SET TASK | Pick out each line below containing "this".

DATASET EXTRACT |
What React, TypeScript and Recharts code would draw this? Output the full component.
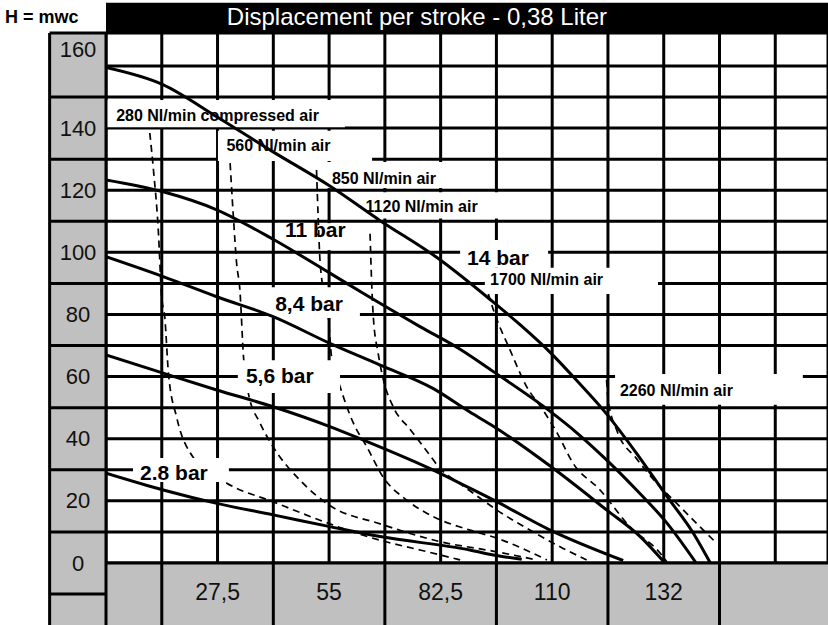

...

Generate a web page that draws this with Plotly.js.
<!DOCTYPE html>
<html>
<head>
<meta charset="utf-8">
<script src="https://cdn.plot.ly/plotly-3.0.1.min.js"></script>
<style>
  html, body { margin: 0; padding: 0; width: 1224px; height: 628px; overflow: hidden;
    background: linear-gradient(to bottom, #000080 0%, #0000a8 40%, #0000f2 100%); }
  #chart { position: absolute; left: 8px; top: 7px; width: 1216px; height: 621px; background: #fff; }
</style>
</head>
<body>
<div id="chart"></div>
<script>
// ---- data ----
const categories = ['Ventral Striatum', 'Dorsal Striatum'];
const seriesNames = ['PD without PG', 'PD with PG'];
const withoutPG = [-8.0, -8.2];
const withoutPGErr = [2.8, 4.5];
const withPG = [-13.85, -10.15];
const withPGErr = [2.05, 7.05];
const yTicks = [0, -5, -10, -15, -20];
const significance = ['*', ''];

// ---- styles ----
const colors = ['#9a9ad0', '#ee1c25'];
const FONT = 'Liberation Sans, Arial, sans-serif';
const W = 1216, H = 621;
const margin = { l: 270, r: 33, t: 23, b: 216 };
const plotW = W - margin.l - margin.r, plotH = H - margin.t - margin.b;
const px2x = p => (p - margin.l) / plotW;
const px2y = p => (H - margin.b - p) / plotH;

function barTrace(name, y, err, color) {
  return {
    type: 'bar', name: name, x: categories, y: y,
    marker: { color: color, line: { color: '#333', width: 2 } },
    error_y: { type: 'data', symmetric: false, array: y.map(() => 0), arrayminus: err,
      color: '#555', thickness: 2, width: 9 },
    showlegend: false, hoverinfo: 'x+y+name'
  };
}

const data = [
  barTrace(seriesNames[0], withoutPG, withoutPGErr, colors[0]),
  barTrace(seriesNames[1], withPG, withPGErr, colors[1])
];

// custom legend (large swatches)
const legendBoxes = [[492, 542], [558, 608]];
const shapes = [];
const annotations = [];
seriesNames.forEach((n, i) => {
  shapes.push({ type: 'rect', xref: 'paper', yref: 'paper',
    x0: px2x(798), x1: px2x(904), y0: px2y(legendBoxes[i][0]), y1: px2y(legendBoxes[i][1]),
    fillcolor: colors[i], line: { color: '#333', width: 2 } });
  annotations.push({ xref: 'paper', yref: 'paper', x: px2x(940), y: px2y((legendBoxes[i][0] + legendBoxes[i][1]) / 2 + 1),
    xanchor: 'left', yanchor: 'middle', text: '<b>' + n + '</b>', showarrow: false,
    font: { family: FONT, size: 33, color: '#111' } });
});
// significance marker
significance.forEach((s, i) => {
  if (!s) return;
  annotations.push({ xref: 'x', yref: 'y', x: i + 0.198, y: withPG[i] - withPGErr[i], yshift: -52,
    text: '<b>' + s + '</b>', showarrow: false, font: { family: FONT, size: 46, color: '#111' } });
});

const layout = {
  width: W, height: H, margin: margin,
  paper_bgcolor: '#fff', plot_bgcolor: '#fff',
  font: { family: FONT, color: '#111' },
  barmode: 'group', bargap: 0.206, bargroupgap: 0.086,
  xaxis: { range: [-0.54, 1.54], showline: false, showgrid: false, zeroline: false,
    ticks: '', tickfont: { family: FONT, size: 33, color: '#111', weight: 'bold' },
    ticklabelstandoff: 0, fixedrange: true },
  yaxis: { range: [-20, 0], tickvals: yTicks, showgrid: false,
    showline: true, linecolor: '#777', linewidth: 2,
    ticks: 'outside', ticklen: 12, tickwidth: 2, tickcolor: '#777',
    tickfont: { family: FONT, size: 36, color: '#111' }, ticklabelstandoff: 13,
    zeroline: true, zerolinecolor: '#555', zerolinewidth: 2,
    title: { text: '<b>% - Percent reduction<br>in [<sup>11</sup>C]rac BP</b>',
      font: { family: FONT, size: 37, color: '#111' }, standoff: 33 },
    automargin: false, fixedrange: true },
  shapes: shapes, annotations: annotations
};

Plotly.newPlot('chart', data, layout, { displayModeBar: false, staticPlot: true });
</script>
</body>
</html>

IN RESPONSE |
What React, TypeScript and Recharts code would draw this? Output the full component.
Generate a web page that draws this with Plotly.js.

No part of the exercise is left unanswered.